Avrupa katiyen bağışık değil
Yaşananlar, SVB’nin iflasının Avrupa’daki finans kuruluşlarını muhakkak etkileyeceğini gösteriyor, diyor De Standaard:
“ABD’den yükselen tehlike önce kimseleri endişelendirmedi ve piyasalar sakinleşti. Fakat spekülatörler dün farklı bir hedef seçti: Credit Suisse. Bir İsviçre bankasından daha sağlam ne olabilirdi ki? Yakın zamana kadar bunun yanıtı şuydu: Hiçbir şey. Bu önerme artık geçerliliğini yitirdi. İsviçre AB’ye dahil değil ve avro bölgesinin de bir parçası değil. Ancak, Avrupa’nın başka yerlerde yaşanan mali şoklara karşı bağışık olduğu fikrinin dün itibarıyla pek bir kıymetiharbiyesi kalmadı.”

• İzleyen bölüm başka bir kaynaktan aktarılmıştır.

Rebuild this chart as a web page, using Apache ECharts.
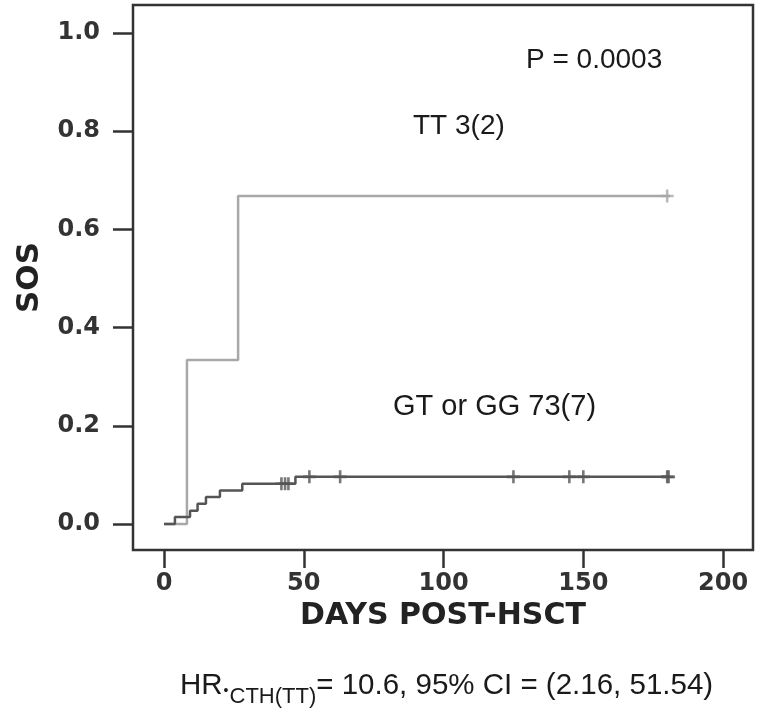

Kötü şöhreti adının önüne geçti
La Repubblica, İsviçre kelimesinin artık ciddiyetle eşanlamlı olmadığını söylüyor:
“İsviçre'nin meşhur ketumluğundan mı dersiniz yoksa -devlet televizyonunun web sitesinde şikâyet ettiği gibi- 'İsviçre köklerini kaybetmiş uluslararası bir banka' olmasından mı? Kesin olan şu ki Credit Suisse, İsviçreli olmasına rağmen ya da tam da bu nedenle, son yıllarda geçmişi veya bugünü karanlık çok fazla müşteriyi cezbediyor. ... Birinci sınıf bir banka, uluslararası finans dünyasının her skandala bulaşmış kötü çocuğuna işte böyle dönüştü. ... Oligarklar ve diktatörler için güvenli bir liman, Atlantik'in ve hatta bazen Pasifik'in her iki yakasındaki en kötü anlaşmaların seri yatırımcısı, Panama Belgeleri ve benzerlerinin hayranları için bitmez tükenmez bir kaynak.”
Güvenilirlik yitirildi
ABC, bankacılık sistemine güvenin daha da azalmasını bekliyor:
“Credit Suisse’in yaşadığı sorunlar, bankalar arasında Silicon Valley Bank (SVB) ile tetiklenen panikle kıyaslanamaz belki, ama küresel finans sektörüne yönelik güvensizliği körüklüyor. ... ‘Kelebek etkisinin’ klasik bir örneği bu: İsviçre bankasının kötü hali, yapısal bakımdan kendisine hiç benzemeyen bir mali kuruluş olan SVB batana kadar küresel vaziyetin bir yansımasıydı. ... İsviçre Ulusal Bankası’nın vaatleri yetersiz, çünkü Credit Suisse zaten fırtınasız bir denizde mücadele veriyordu. Şimdi ise zerre kadar güvenilirliği kalmadan bir kasırgada önünü görmeye çalışıyor.”
Batamayacak kadar büyük
Handelsblatt’a göre Credit Suisse’in yaşadığı krizin sorumlusu bankanın ta kendisi:
“Tüm yaşananları kronik denetim zaafları, üstünkörü risk yönetimi ve yanlış stratejiden müteşekkil türbülanslara borçluyuz. Ancak bu, tehlikeyi azaltmıyor. Çünkü İsviçre bankası, ‘batamayacak kadar büyük’ kategorisinde yer alıyor. Bu kurumlar öylesine büyük ve her şeyden önce de finans dünyasının geri kalanıyla öylesine yakın ilişkilere sahiptir ki, batmalarına kimse izin vermez.”